Below are some records. Output the lines from the first one through the line that holds "85.5, 99, 95.5];", exactly as written, with no pictures.

=====

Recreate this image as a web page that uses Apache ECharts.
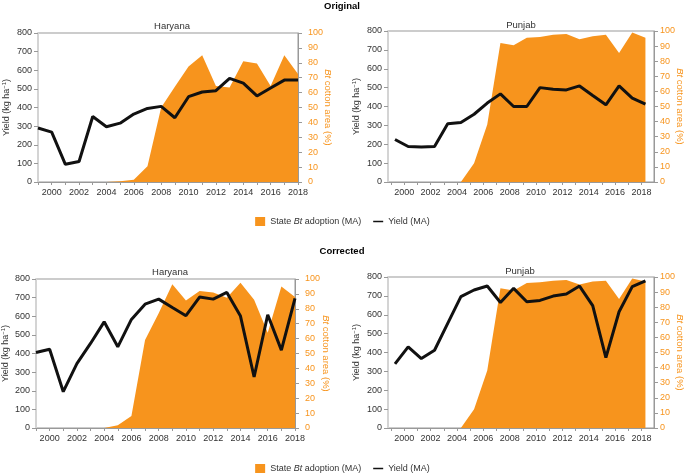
<!DOCTYPE html>
<html>
<head>
<meta charset="utf-8">
<script src="https://cdn.jsdelivr.net/npm/echarts@6/dist/echarts.min.js"></script>
<style>
  html, body { margin: 0; padding: 0; background: #fff; }
  #chart { width: 685px; height: 474px; }
</style>
</head>
<body>
<div id="chart"></div>
<script>
const years = [1999, 2000, 2001, 2002, 2003, 2004, 2005, 2006, 2007, 2008,
               2009, 2010, 2011, 2012, 2013, 2014, 2015, 2016, 2017, 2018];
const evenYears = [2000, 2002, 2004, 2006, 2008, 2010, 2012, 2014, 2016, 2018];

// Original
const harOrigYield = [290, 268, 95, 110, 352, 297, 316, 365, 395, 406, 345, 458, 483, 490, 556, 531, 462, 505, 547, 547];
const harOrigBt = [0, 0, 0, 0, 0, 0, 0.5, 1.5, 10.5, 50, 64, 77.5, 85, 64.5, 63.5, 81, 79.5, 64.5, 85, 72.5];
const punOrigYield = [225, 188, 185, 188, 308, 315, 359, 418, 467, 400, 400, 500, 491, 488, 509, 458, 409, 509, 444, 412];
const punOrigBt = [0, 0, 0, 0, 0, 0, 12.5, 38, 92, 90.5, 95.5, 96, 97.5, 98, 94.5, 96.5, 97.5, 85.5, 99, 95.5];

// Corrected
const harCorrYield = [405, 423, 195, 346, 454, 570, 436, 583, 665, 692, 647, 603, 703, 692, 728, 601, 274, 608, 418, 696];
const harCorrBt = [0, 0, 0, 0, 0, 0, 1.8, 8, 59, 77, 96.5, 85.5, 92, 91, 87.5, 97.5, 86, 64, 95, 88];
const punCorrYield = [340, 430, 368, 412, 554, 696, 731, 752, 665, 740, 669, 676, 699, 710, 752, 648, 373, 616, 749, 780];
const punCorrBt = [0, 0, 0, 0, 0, 0, 12.5, 38, 92.5, 91, 96, 96.5, 97.5, 98, 95, 97, 97.5, 85.5, 99, 97];

// Punjab values sit a little after the year tick
const punjabShift = 0.3;

const ORANGE = '#f7941d';
const FONT = 'Liberation Sans';

const grids = [
    { left: 38, top: 33, width: 260, height: 149 },
    { left: 388, top: 31, width: 266, height: 151 },
    { left: 36, top: 279, width: 259, height: 149 },
    { left: 388, top: 277, width: 266, height: 151 },
];
const xRanges = [[1999, 2018], [1998.77, 2018.95], [1999, 2018], [1998.77, 2018.95]];
const rightLabelMargin = [10, 6, 10, 6];
const rightNameGap = [25, 21, 26, 21];
const leftNameGap = [25, 25, 24, 25];

function pairs(vals, shift) {
    return years.map((y, i) => [y + shift, vals[i]]);
}

const chart = echarts.init(document.getElementById('chart'), null, { renderer: 'canvas' });

const xAxis = grids.map((g, i) => ({
    type: 'value',
    gridIndex: i,
    min: xRanges[i][0],
    max: xRanges[i][1],
    axisLine: { lineStyle: { color: '#999', width: 1 } },
    axisTick: { length: 3, lineStyle: { color: '#999' }, customValues: years },
    axisLabel: {
        customValues: evenYears,
        formatter: (v) => String(v),
        color: '#333', fontSize: 9, fontFamily: FONT, margin: 6,
    },
    splitLine: { show: false },
}));

const yAxis = [];
grids.forEach((g, i) => {
    yAxis.push({
        type: 'value',
        gridIndex: i,
        position: 'left',
        min: 0,
        max: 800,
        interval: 100,
        name: '{n|Yield (kg ha}{s|−1}{n|)}',
        nameLocation: 'middle',
        nameRotate: 90,
        nameGap: leftNameGap[i],
        nameMoveOverlap: false,
        nameTextStyle: {
            color: '#333',
            fontFamily: FONT,
            fontSize: 9,
            rich: {
                n: { fontSize: 9, lineHeight: 12, fontFamily: FONT, color: '#333' },
                s: { fontSize: 6, verticalAlign: 'top', fontFamily: FONT, color: '#333' },
            },
        },
        axisLine: { show: true, lineStyle: { color: '#d4d4d4', width: 2 } },
        axisTick: { show: true, length: 4, lineStyle: { color: '#999' } },
        axisLabel: { color: '#333', fontSize: 9, fontFamily: FONT, margin: 6 },
        splitLine: { show: false },
    });
    yAxis.push({
        type: 'value',
        gridIndex: i,
        position: 'right',
        min: 0,
        max: 100,
        interval: 10,
        name: '{i|Bt}{n| cotton area (%)}',
        nameLocation: 'middle',
        nameRotate: -90,
        nameGap: rightNameGap[i],
        nameMoveOverlap: false,
        nameTextStyle: {
            color: ORANGE,
            fontFamily: FONT,
            fontSize: 9.5,
            rich: {
                i: { fontSize: 9.5, fontStyle: 'italic', fontFamily: FONT, color: ORANGE },
                n: { fontSize: 9.5, fontFamily: FONT, color: ORANGE },
            },
        },
        axisLine: { show: true, lineStyle: { color: '#999', width: 1 } },
        axisTick: { show: true, length: 4, lineStyle: { color: '#999' } },
        axisLabel: { color: ORANGE, fontSize: 9, fontFamily: FONT, margin: rightLabelMargin[i] },
        splitLine: { show: false },
    });
});

const panels = [
    { bt: harOrigBt, yld: harOrigYield, shift: 0 },
    { bt: punOrigBt, yld: punOrigYield, shift: punjabShift },
    { bt: harCorrBt, yld: harCorrYield, shift: 0 },
    { bt: punCorrBt, yld: punCorrYield, shift: punjabShift },
];

const series = [];
panels.forEach((p, i) => {
    series.push({
        name: 'State Bt adoption (MA)',
        type: 'line',
        xAxisIndex: i,
        yAxisIndex: i * 2 + 1,
        data: pairs(p.bt, p.shift),
        symbol: 'none',
        lineStyle: { width: 0, color: ORANGE },
        itemStyle: { color: ORANGE },
        areaStyle: { color: ORANGE, opacity: 1 },
        z: 2,
        silent: true,
    });
    series.push({
        name: 'Yield (MA)',
        type: 'line',
        xAxisIndex: i,
        yAxisIndex: i * 2,
        data: pairs(p.yld, p.shift),
        symbol: 'none',
        lineStyle: { width: 3, color: '#111' },
        itemStyle: { color: '#111' },
        z: 3,
        silent: true,
    });
});

const legendBase = {
    left: 'center',
    itemWidth: 10,
    itemHeight: 9,
    itemGap: 12,
    selectedMode: false,
    data: [
        { name: 'State Bt adoption (MA)', icon: 'rect' },
        { name: 'Yield (MA)', icon: 'path://M0,0 L20,0 L20,3 L0,3 Z' },
    ],
    formatter: (name) => name === 'State Bt adoption (MA)'
        ? '{n|State }{i|Bt}{n| adoption (MA)}'
        : '{n|' + name + '}',
    textStyle: {
        color: '#333',
        fontSize: 9,
        fontFamily: FONT,
        rich: {
            n: { fontSize: 9, fontFamily: FONT, color: '#333' },
            i: { fontSize: 9, fontFamily: FONT, color: '#333', fontStyle: 'italic' },
        },
    },
};

const labelText = (x, y, text, bold) => ({
    type: 'text',
    x: x,
    y: y,
    style: {
        text: text,
        fill: bold ? '#000' : '#333',
        font: (bold ? 'bold ' : '') + '9.5px "Liberation Sans"',
        textAlign: 'center',
        textVerticalAlign: 'middle',
    },
});

const option = {
    animation: false,
    backgroundColor: '#fff',
    grid: grids.map(g => Object.assign({ show: true, borderColor: '#999', borderWidth: 1, outerBoundsMode: 'none' }, g)),
    xAxis: xAxis,
    yAxis: yAxis,
    series: series,
    legend: [
        Object.assign({ top: 212 }, legendBase),
        Object.assign({ top: 459 }, legendBase),
    ],
    graphic: [
        labelText(342, 6, 'Original', true),
        labelText(172, 26, 'Haryana', false),
        labelText(521, 25, 'Punjab', false),
        labelText(342, 251, 'Corrected', true),
        labelText(170, 272, 'Haryana', false),
        labelText(520, 271, 'Punjab', false),
    ],
};

chart.setOption(option);
</script>
</body>
</html>
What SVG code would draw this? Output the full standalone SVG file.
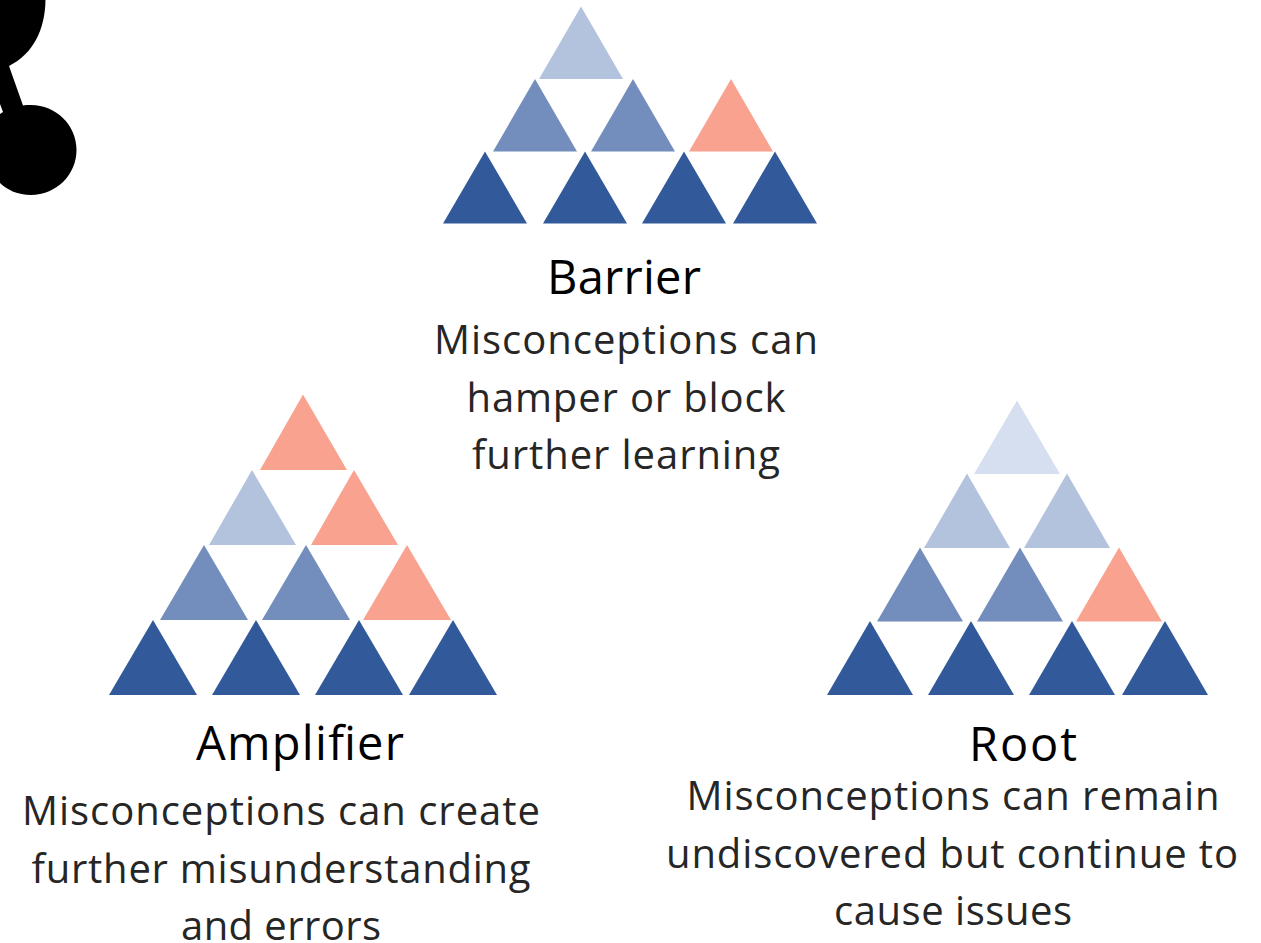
<svg xmlns="http://www.w3.org/2000/svg" width="1261" height="943" viewBox="0 0 1261 943">
<style>
.a{fill:#325a9a}.b{fill:#738ebc}.c{fill:#b3c3de}.d{fill:#d6dff0}.r{fill:#f9a28f}
text{font-family:"Open Sans","Noto Sans",sans-serif;text-anchor:middle;fill:#262626;font-size:40px}
.h{fill:#000;font-size:47px}
</style>
<rect width="1261" height="943" fill="#fff"/>
<g id="logo">
<path d="M0 0H45.500C45 30 33 54 9 66L23 105.500C25 105 28 105 31 105C56 105 76.500 125 76.500 150C76.500 175 56 195 31 195C18 195 7 190 0 183V114L3 112L0 104Z" fill="#000"/>
</g>
<g id="barrier">
<polygon class="c" points="581,6.500 623,79 539,79"/>
<polygon class="b" points="535,79 577,151.500 493,151.500"/>
<polygon class="b" points="633,79 675,151.500 591,151.500"/>
<polygon class="r" points="731,79 773,151.500 689,151.500"/>
<polygon class="a" points="485,151.500 527,223.500 443,223.500"/>
<polygon class="a" points="585,151.500 627,223.500 543,223.500"/>
<polygon class="a" points="684,151.500 726,223.500 642,223.500"/>
<polygon class="a" points="775,151.500 817,223.500 733,223.500"/>
<text class="h" x="624" y="294" textLength="154" lengthAdjust="spacing">Barrier</text>
<text x="626" y="354" textLength="384" lengthAdjust="spacing">Misconceptions can</text>
<text x="626" y="412" textLength="319" lengthAdjust="spacing">hamper or block</text>
<text x="626" y="469" textLength="308" lengthAdjust="spacing">further learning</text>
</g>
<g id="amplifier">
<polygon class="r" points="303,394.500 347,470 260,470"/>
<polygon class="c" points="252,470 296,545 209,545"/>
<polygon class="r" points="354,470 398,545 311,545"/>
<polygon class="b" points="204,545 248,620 160,620"/>
<polygon class="b" points="306,545 350,620 262,620"/>
<polygon class="r" points="407,545 451,620 363,620"/>
<polygon class="a" points="153,620 197,695 109,695"/>
<polygon class="a" points="256,620 300,695 212,695"/>
<polygon class="a" points="359,620 403,695 315,695"/>
<polygon class="a" points="453,620 497,695 409,695"/>
<text class="h" x="300" y="760" textLength="208" lengthAdjust="spacing">Amplifier</text>
<text x="281" y="825" textLength="518" lengthAdjust="spacing">Misconceptions can create</text>
<text x="281" y="883" textLength="499" lengthAdjust="spacing">further misunderstanding</text>
<text x="281" y="940" textLength="200" lengthAdjust="spacing">and errors</text>
</g>
<g id="root">
<polygon class="d" points="1017,400.500 1060,474 974,474"/>
<polygon class="c" points="967,473.500 1010,548 924,548"/>
<polygon class="c" points="1067,473.500 1110,548 1024,548"/>
<polygon class="b" points="920,547.500 963,621.500 877,621.500"/>
<polygon class="b" points="1020,547.500 1063,621.500 977,621.500"/>
<polygon class="r" points="1119,547.500 1162,621.500 1076,621.500"/>
<polygon class="a" points="870,621 913,695 827,695"/>
<polygon class="a" points="971,621 1014,695 928,695"/>
<polygon class="a" points="1072,621 1115,695 1029,695"/>
<polygon class="a" points="1165,621 1208,695 1122,695"/>
<text class="h" x="1023" y="761" textLength="108" lengthAdjust="spacing">Root</text>
<text x="953" y="810" textLength="533" lengthAdjust="spacing">Misconceptions can remain</text>
<text x="952" y="868" textLength="572" lengthAdjust="spacing">undiscovered but continue to</text>
<text x="953" y="925" textLength="238" lengthAdjust="spacing">cause issues</text>
</g>
</svg>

=====

→ **SOLUTION TO THE PROBLEM**:
Recreate this image as a web page that uses Apache ECharts.
<!DOCTYPE html>
<html>
<head>
<meta charset="utf-8">
<script src="https://cdn.jsdelivr.net/npm/echarts@6/dist/echarts.min.js"></script>
<style>
  html, body { margin: 0; padding: 0; background: #fff; }
  #chart { width: 685px; height: 474px; }
</style>
</head>
<body>
<div id="chart"></div>
<script>
const years = [1999, 2000, 2001, 2002, 2003, 2004, 2005, 2006, 2007, 2008,
               2009, 2010, 2011, 2012, 2013, 2014, 2015, 2016, 2017, 2018];
const evenYears = [2000, 2002, 2004, 2006, 2008, 2010, 2012, 2014, 2016, 2018];

// Original
const harOrigYield = [290, 268, 95, 110, 352, 297, 316, 365, 395, 406, 345, 458, 483, 490, 556, 531, 462, 505, 547, 547];
const harOrigBt = [0, 0, 0, 0, 0, 0, 0.5, 1.5, 10.5, 50, 64, 77.5, 85, 64.5, 63.5, 81, 79.5, 64.5, 85, 72.5];
const punOrigYield = [225, 188, 185, 188, 308, 315, 359, 418, 467, 400, 400, 500, 491, 488, 509, 458, 409, 509, 444, 412];
const punOrigBt = [0, 0, 0, 0, 0, 0, 12.5, 38, 92, 90.5, 95.5, 96, 97.5, 98, 94.5, 96.5, 97.5, 85.5, 99, 95.5];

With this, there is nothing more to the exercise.